Intel’s New Hadoop Distribution Could Benefit Its Hardware Bottom Line

Intel executives talk reporters through the company’s Hadoop plans.

Intel plans on launching an Apache Hadoop distribution optimized for its own hardware, with global distribution planned for the second quarter of this year.

While the move may come as a surprise to some, Intel has been signaling its software ambitions since at least 2009, when it bought embedded software developer Wind River for just under $900 million. Intel then purchased security vendor McAfee, along with a host of smaller developers, in a bid to enhance its hardware offerings. That’s led to the appearance of products such as Intel’s cache acceleration software for SSDs, which works with system memory to accelerate data even faster than flash alone.

Intel also beefed up its Big Data capabilities. It invested in MongoDB company10gen and big data analytics solution providerGuavus Analytics; its Project Rhino is an attempt to harden the data-protection capabilities of Hadoop. Intel’s Intel Graph Builder software, designed to provide visualizations of the analyzed data, has been optimized for the new distribution.

Intel follows closely on the heels of EMC, which launched its own distribution on Monday; Hortonworks and Cloudera have also rolled out improvements to their Hadoop platforms in the past few days.

Intel will contribute improvements from the Intel Distribution for Apache Hadoop (as it’s formally known) back to the open-source community as fast as it can, Boyd Davis, vice president and general manager of Intel’s Datacenter Software division, said at a Feb. 26 press conference in San Francisco: “The goal is not to fork the code or cause any dissention in the community.”

Intel said that by upgrading an existing server—swapping an older Xeon 5690 chip for an E5-2690, adding an Intel 520 SSD, and 10 Gbit Ethernet adapters—Hadoop’s performance (as measured by a terabyte-sort operation) can be dramatically improved.

The distribution will also run queries up to 8.5 times faster queries in Hive and add hardware-enhanced compression with AVX and SSE 4.2. Intel said that the data being processed could be encrypted as well, tapping into hardware AES support within the Xeon.

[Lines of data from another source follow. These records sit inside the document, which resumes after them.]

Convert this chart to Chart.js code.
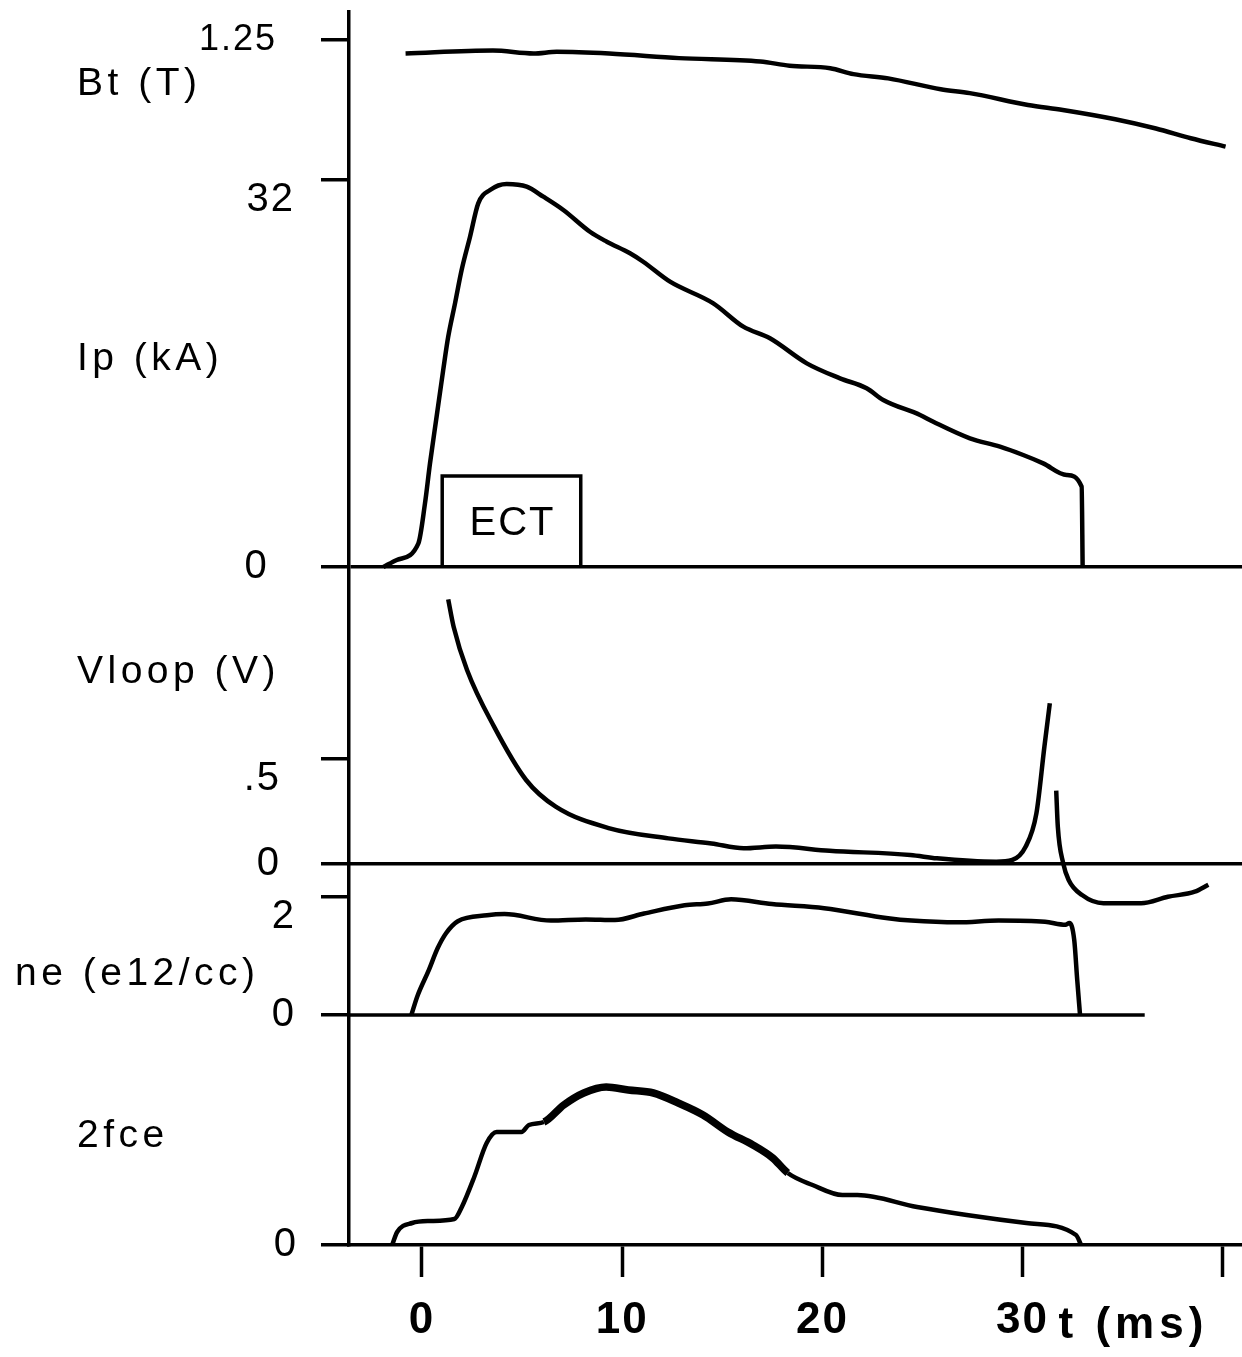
<!DOCTYPE html>
<html>
<head>
<meta charset="utf-8">
<script src="https://cdn.jsdelivr.net/npm/chart.js@4.4.1/dist/chart.umd.min.js"></script>
<style>
  html, body { margin: 0; padding: 0; background: #ffffff; }
  #wrap { width: 1242px; height: 1357px; }
</style>
</head>
<body>
<div id="wrap"><canvas id="c" width="1242" height="1357"></canvas></div>
<script>
// ---- data (time in ms) ----
const tBt = [-0.82, 3.54, 5.57, 6.73, 9.35, 12.84, 16.90, 18.36, 20.39, 21.55, 23.29, 25.91, 27.36, 30.27, 32.01, 34.63, 36.66, 38.40, 40.14];
const bt  = [1.218, 1.225, 1.218, 1.222, 1.218, 1.207, 1.199, 1.189, 1.183, 1.169, 1.159, 1.133, 1.124, 1.096, 1.084, 1.062, 1.040, 1.017, 0.997];

const tIp = [-1.93, -1.26, -0.18, 0.15, 0.40, 0.73, 1.06, 1.31, 1.65, 1.98, 2.40, 2.81, 3.40, 4.23, 5.23, 6.06, 7.06, 8.39, 9.23, 10.39, 11.05, 12.39, 14.55, 16.05, 17.38, 19.22, 20.88, 22.21, 23.04, 24.88, 25.54, 27.37, 28.87, 30.03, 31.03, 32.20, 32.95, 33.00];
const ip  = [0, 0.58, 1.96, 5.27, 8.57, 12.43, 16.29, 19.04, 21.80, 24.56, 27.31, 30.07, 31.17, 31.67, 31.45, 30.62, 29.52, 27.72, 26.90, 25.94, 25.24, 23.59, 21.80, 19.87, 18.91, 16.84, 15.60, 14.78, 13.81, 12.57, 12.01, 10.64, 9.95, 9.26, 8.57, 7.61, 6.64, 0];

const tV    = [1.31, 1.58, 2.25, 3.60, 5.20, 6.68, 9.37, 12.31, 14.46, 16.07, 17.68, 20.36, 24.39, 25.72, 28.68, 29.48, 30.15, 30.69, 31.09, 31.36, 31.50, 31.68, 31.76, 32.03, 32.30, 32.97, 34.04, 35.92, 37.26, 38.60, 39.28];
const vloop = [1.260, 1.130, 0.924, 0.654, 0.400, 0.273, 0.170, 0.122, 0.098, 0.075, 0.083, 0.063, 0.043, 0.027, 0.011, 0.019, 0.082, 0.241, 0.559, 0.765, null, 0.349, 0.178, 0.003, -0.076, -0.148, -0.187, -0.187, -0.156, -0.132, -0.099];

const tNe = [-0.53, -0.24, 0.34, 0.78, 1.21, 1.79, 3.25, 4.12, 6.44, 8.18, 9.64, 11.09, 13.12, 14.28, 15.44, 17.48, 20.09, 23.28, 24.45, 26.77, 28.80, 31.12, 32.14, 32.34, 32.58, 32.73, 32.87];
const ne  = [0, 0.31, 0.76, 1.13, 1.39, 1.59, 1.69, 1.71, 1.60, 1.62, 1.61, 1.72, 1.86, 1.89, 1.96, 1.88, 1.81, 1.64, 1.60, 1.57, 1.60, 1.58, 1.53, 1.56, 1.27, 0.59, 0];
const neBaseT = [-3.6, 36.1];
const neBaseV = [0, 0];

const tF  = [-1.49, -1.24, -0.49, 0.37, 1.62, 1.99, 2.61, 3.23, 3.73, 4.97, 5.34, 6.09, 7.08, 8.08, 9.20, 10.31, 11.56, 12.80, 14.04, 15.28, 16.53, 17.52, 18.27, 19.51, 21.00, 21.75, 24.73, 27.21, 30.19, 32.67, 32.92];
const fce = [0, 0.13, 0.22, 0.24, 0.26, 0.38, 0.68, 1.02, 1.13, 1.13, 1.20, 1.23, 1.40, 1.52, 1.58, 1.55, 1.52, 1.42, 1.30, 1.13, 1.00, 0.87, 0.72, 0.60, 0.50, 0.50, 0.38, 0.30, 0.22, 0.10, 0];

const ectT = [1.01, 1.01, 7.93, 7.93];
const ectI = [0, 7.52, 7.52, 0];

const xTicks = [0, 10, 20, 30, 40];
const xTickLabels = ['0', '10', '20', '30', ''];
const btTicks = [1.25];   const btLabels = ['1.25'];
const ipTicks = [0, 32];  const ipLabels = ['0\u00a0\u00a0', ['', '32']];
const vTicks  = [0, 0.5]; const vLabels  = ['0', ['', '.5']];
const neTicks = [0, 2];   const neLabels = ['0', ['', '2']];
const fTicks  = [0];      const fLabels  = ['0'];

// ---- helpers ----
const pts = (xs, ys) => xs.map((x, i) => ({ x: x, y: ys[i] }));
const FONT = "'Liberation Sans', Arial, Helvetica, sans-serif";

function yAxis(min, max, ticks, labels, pad, size, lh, zeroLine, border) {
  return {
    type: 'linear', position: 'left', display: true, min: min, max: max,
    afterBuildTicks: s => { s.ticks = ticks.map(v => ({ value: v })); },
    afterFit: s => {
      s.width = 0; s.paddingTop = 0; s.paddingBottom = 0;
      s._computeLabelArea = () => null;   // let labels draw left of the zero-width axis box
    },
    ticks: {
      autoSkip: false, padding: pad, color: '#000',
      font: { family: FONT, size: size, lineHeight: lh },
      callback: (v, i) => labels[i]
    },
    grid: {
      display: true, drawOnChartArea: zeroLine, drawTicks: true,
      color: c => (c.tick && c.tick.value === 0) ? '#000' : 'rgba(0,0,0,0)',
      lineWidth: 3.5, tickLength: 28, tickColor: '#000', tickWidth: 3.5
    },
    border: { display: border, color: '#000', width: 3.5 }
  };
}

const lineDs = (data, axis, extra) => Object.assign({
  type: 'line', data: data, yAxisID: axis, borderColor: '#000', borderWidth: 4.5,
  pointRadius: 0, fill: false, cubicInterpolationMode: 'monotone', spanGaps: false
}, extra || {});

const annot = {
  id: 'annot',
  beforeDraw(chart) { chart.ctx.letterSpacing = '2px'; },
  afterDraw(chart) {
    const ctx = chart.ctx;
    const xs = chart.scales.x, yi = chart.scales.yIp;
    ctx.save();
    ctx.fillStyle = '#000';
    ctx.textAlign = 'left';
    ctx.textBaseline = 'alphabetic';
    ctx.font = '39px ' + FONT;
    ctx.letterSpacing = '4.5px';
    [['Bt (T)', 77, 95], ['Ip (kA)', 77, 370], ['Vloop (V)', 77, 683],
     ['ne (e12/cc)', 15, 985], ['2fce', 77, 1147]].forEach(l => ctx.fillText(l[0], l[1], l[2]));
    // ECT label in the centre of its box
    ctx.font = '40px ' + FONT;
    ctx.letterSpacing = '2px';
    ctx.textAlign = 'center';
    ctx.textBaseline = 'middle';
    ctx.fillText('ECT', xs.getPixelForValue((ectT[0] + ectT[2]) / 2) + 1, yi.getPixelForValue(ectI[1] / 2) + 2);
    // axis unit after the "30" tick
    ctx.font = 'bold 44px ' + FONT;
    ctx.letterSpacing = '5px';
    ctx.textAlign = 'left';
    ctx.textBaseline = 'alphabetic';
    ctx.fillText('t (ms)', xs.getPixelForValue(30) + 36, 1338);
    ctx.restore();
  }
};

new Chart(document.getElementById('c'), {
  type: 'line',
  data: {
    datasets: [
      lineDs(pts(tBt, bt), 'yBt'),
      lineDs(pts(tIp, ip), 'yIp'),
      lineDs(pts(ectT, ectI), 'yIp', { borderWidth: 3.5, cubicInterpolationMode: 'default', tension: 0 }),
      lineDs(pts(tV, vloop), 'yV'),
      lineDs(pts(tNe, ne), 'yNe'),
      lineDs(pts(neBaseT, neBaseV), 'yNe', { borderWidth: 3.5 }),
      lineDs(pts(tF, fce), 'yF', {
        segment: { borderWidth: c => (c.p0.parsed.x >= 6 && c.p1.parsed.x <= 18.5) ? 7.5 : 4.5 }
      })
    ]
  },
  options: {
    responsive: false,
    animation: false,
    devicePixelRatio: 1,
    layout: { padding: { left: 349, top: 12, right: 0, bottom: 0 } },
    plugins: { legend: { display: false }, tooltip: { enabled: false }, title: { display: false } },
    events: [],
    scales: {
      x: {
        type: 'linear', position: 'bottom', min: -3.646, max: 40.96,
        afterBuildTicks: s => { s.ticks = xTicks.map(v => ({ value: v })); },
        afterFit: s => { s.height = 112; s.paddingLeft = 0; s.paddingRight = 0; },
        ticks: {
          autoSkip: false, maxRotation: 0, padding: 17, color: '#000',
          font: { family: FONT, size: 44, weight: 'bold' },
          callback: (v, i) => xTickLabels[i]
        },
        grid: { drawOnChartArea: false, drawTicks: true, tickLength: 32, tickColor: '#000', tickWidth: 3.5 },
        border: { display: true, color: '#000', width: 3.5 }
      },
      yBt: yAxis(-1.6082, 1.3164, btTicks, btLabels, 44, 36, 1.2, false, false),
      yIp: yAxis(-56.06, 45.89, ipTicks, ipLabels, 26, 40, 1.0, true, true),
      yV:  yAxis(-1.8143, 4.0571, vTicks, vLabels, 40, 40, 1.0, true, false),
      yNe: yAxis(-3.8983, 17.0, neTicks, neLabels, 25, 40, 1.0, false, false),
      yF:  yAxis(0, 12.33, fTicks, fLabels, 23, 40, 1.2, false, false)
    }
  },
  plugins: [annot]
});
</script>
</body>
</html>
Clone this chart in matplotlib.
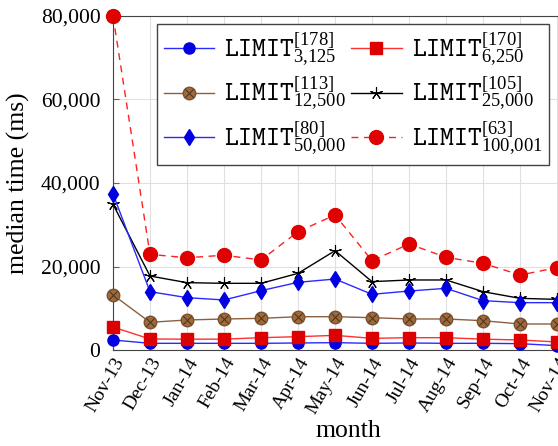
import numpy as np
import matplotlib.pyplot as plt
from matplotlib.legend_handler import HandlerTuple
from matplotlib.ticker import FuncFormatter

plt.rcParams['font.family'] = ['Liberation Serif', 'DejaVu Serif']
plt.rcParams['mathtext.fontset'] = 'custom'
plt.rcParams['mathtext.rm'] = 'Liberation Serif'
plt.rcParams['mathtext.it'] = 'Liberation Serif:italic'
plt.rcParams['mathtext.tt'] = 'cmtt10'

months = ['Nov-13', 'Dec-13', 'Jan-14', 'Feb-14', 'Mar-14', 'Apr-14', 'May-14',
          'Jun-14', 'Jul-14', 'Aug-14', 'Sep-14', 'Oct-14', 'Nov-14']

lim_3125 = [2400, 1600, 1600, 1600, 1600, 1680, 1760, 1600, 1680, 1600, 1600, 1520, 1040]
lim_6250 = [5500, 2630, 2600, 2600, 2950, 3190, 3510, 2790, 2950, 2950, 2600, 2400, 1920]
lim_12500 = [13200, 6630, 7190, 7430, 7580, 7980, 7980, 7740, 7430, 7430, 7020, 6230, 6230]
lim_25000 = [34900, 17720, 16130, 15970, 15970, 18360, 23790, 16370, 16770, 16770, 13970, 12370, 12130]
lim_50000 = [37400, 13970, 12540, 11980, 14210, 16210, 17000, 13330, 14130, 14770, 11820, 11340, 11340]
lim_100001 = [80000, 22900, 22100, 22700, 21560, 28340, 32340, 21400, 25390, 22200, 20760, 17960, 19720]

labels = [r'$\mathtt{LIMIT}^{[178]}_{3{,}125}$', r'$\mathtt{LIMIT}^{[170]}_{6{,}250}$',
          r'$\mathtt{LIMIT}^{[113]}_{12{,}500}$', r'$\mathtt{LIMIT}^{[105]}_{25{,}000}$',
          r'$\mathtt{LIMIT}^{[80]}_{50{,}000}$', r'$\mathtt{LIMIT}^{[63]}_{100{,}001}$']

fig = plt.figure(figsize=(5.58, 4.46), dpi=100)
ax = fig.add_axes([113/558, 96/446, 470/558, 334/446])
x = np.arange(len(months))

h1, = ax.plot(x, lim_3125, color='#2a2aff', lw=1, marker='o', ms=8,
              mfc='#0000e0', mec='#0000e0', clip_on=False, zorder=3)
h2, = ax.plot(x, lim_6250, color='#ff3030', lw=1, marker='s', ms=8,
              mfc='#dd0000', mec='#dd0000', clip_on=False, zorder=3)
h3a, = ax.plot(x, lim_12500, color='#8a6040', lw=1, marker='o', ms=9,
               mfc='#9c6a3c', mec='#7a5030', clip_on=False, zorder=3)
h3b, = ax.plot(x, lim_12500, lw=0, marker='x', ms=6, mew=0.7,
               color='#4a3018', clip_on=False, zorder=4)
h4, = ax.plot(x, lim_25000, color='black', lw=1, marker=(5, 2), ms=9, mew=0.8,
              clip_on=False, zorder=3)
h5, = ax.plot(x, lim_50000, color='#2a2aff', lw=1, marker='d', ms=8,
              mfc='#0000e0', mec='#0000e0', clip_on=False, zorder=3)
h6, = ax.plot(x, lim_100001, color='#ff2020', lw=1, ls=(0, (5, 4)), marker='o', ms=10,
              mfc='#e00000', mec='#e00000', clip_on=False, zorder=3)

ax.set_xlim(0, 12.7)
ax.set_ylim(0, 80000)
ax.set_yticks([0, 20000, 40000, 60000, 80000])
ax.yaxis.set_major_formatter(FuncFormatter(lambda v, p: f'{int(v):,}'))
ax.set_xticks(x)
ax.set_xticklabels(months, rotation=60, ha='right', rotation_mode='anchor')
ax.tick_params(direction='in', length=4, color='#666666')
ax.tick_params(axis='y', labelsize=15.5, pad=9)
ax.tick_params(axis='x', labelsize=14)
ax.grid(True, color='#e0e0e0', lw=0.8)
ax.set_axisbelow(True)
for s in ax.spines.values():
    s.set_color('#444444')

ax.set_xlabel('month', fontsize=18.5, labelpad=2)
ax.set_ylabel('median time (ms)', fontsize=18.5, labelpad=8)

# legend is filled row by row in the reference
handles = [h1, (h3a, h3b), h5, h2, h4, h6]
order = [0, 2, 4, 1, 3, 5]
leg = ax.legend(handles, [labels[i] for i in order], ncol=2, fontsize=19,
                loc='upper left', bbox_to_anchor=(0.094, 0.976), borderaxespad=0,
                handler_map={tuple: HandlerTuple(ndivide=1, pad=0)},
                frameon=True, fancybox=False, edgecolor='#444444', framealpha=1,
                handlelength=1.9, columnspacing=0.2, labelspacing=0.2,
                handletextpad=0.4, borderpad=0.25)
leg.get_frame().set_linewidth(1)

fig.savefig('out.png', dpi=100)
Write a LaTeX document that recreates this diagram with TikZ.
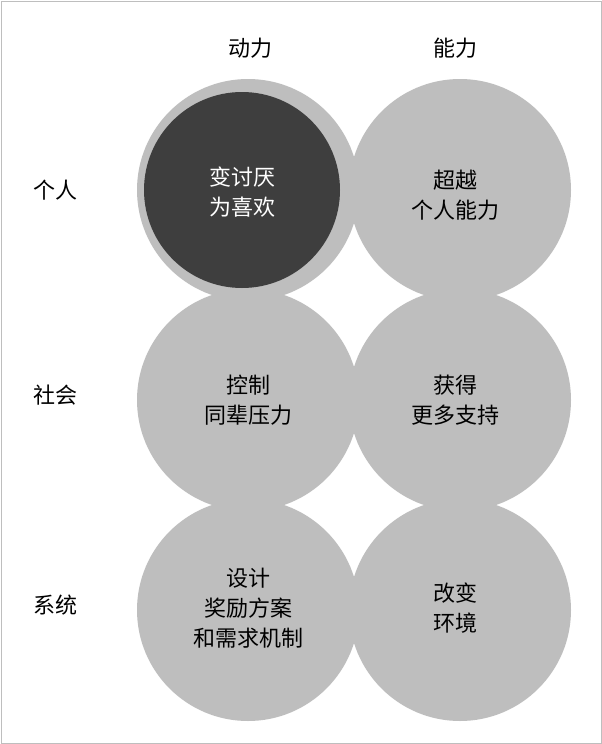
\documentclass[tikz,border=0pt]{standalone}
\usepackage{fontspec}
\newfontfamily\cjk{Noto Sans CJK SC}
\definecolor{cg}{HTML}{BEBEBE}
\definecolor{cd}{HTML}{3E3E3E}
\begin{document}
\begin{tikzpicture}[x=1pt,y=-1pt,
  circ/.style={circle,fill=cg,minimum size=222pt,inner sep=0pt},
  lbl/.style={font=\cjk\fontsize{22}{30}\selectfont,align=center,text=black}]
\useasboundingbox (0,0) rectangle (602,744);
\fill[white] (0,0) rectangle (602,744);
\draw[cg,line width=1pt] (1,1) rectangle (601,743);
\node[circ] (c11) at (248,190) {};
\node[circ] (c12) at (460,190) {};
\node[circ] (c21) at (248,400) {};
\node[circ] (c22) at (460,400) {};
\node[circ] (c31) at (248,610) {};
\node[circ] (c32) at (460,610) {};
\node[circle,fill=cd,minimum size=196pt,inner sep=0pt] (d) at (242,190) {};
\node[lbl,text=white] (t11) at (242,192) {变讨厌\\为喜欢};
\node[lbl] (t12) at (455,195) {超越\\个人能力};
\node[lbl] (t21) at (248,400) {控制\\同辈压力};
\node[lbl] (t22) at (455,400) {获得\\更多支持};
\node[lbl] (t31) at (248,608) {设计\\奖励方案\\和需求机制};
\node[lbl] (t32) at (455,608) {改变\\环境};
\node[lbl] (h1) at (250,48) {动力};
\node[lbl] (h2) at (455,48) {能力};
\node[lbl] (r1) at (55,190) {个人};
\node[lbl] (r2) at (55,395) {社会};
\node[lbl] (r3) at (55,605) {系统};
\end{tikzpicture}
\end{document}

Intel obviously has its own interests in mind; by selling the Hadoop distribution, the company believes that it can pull in the launch ramp of new Xeons for the data center by two years. Davis said that for every dollar of operating margin the new Hadoop distribution generates, Intel expects to sell four dollars worth of hardware. That, in turn, has prompted Intel to commit to Hadoop in a big way.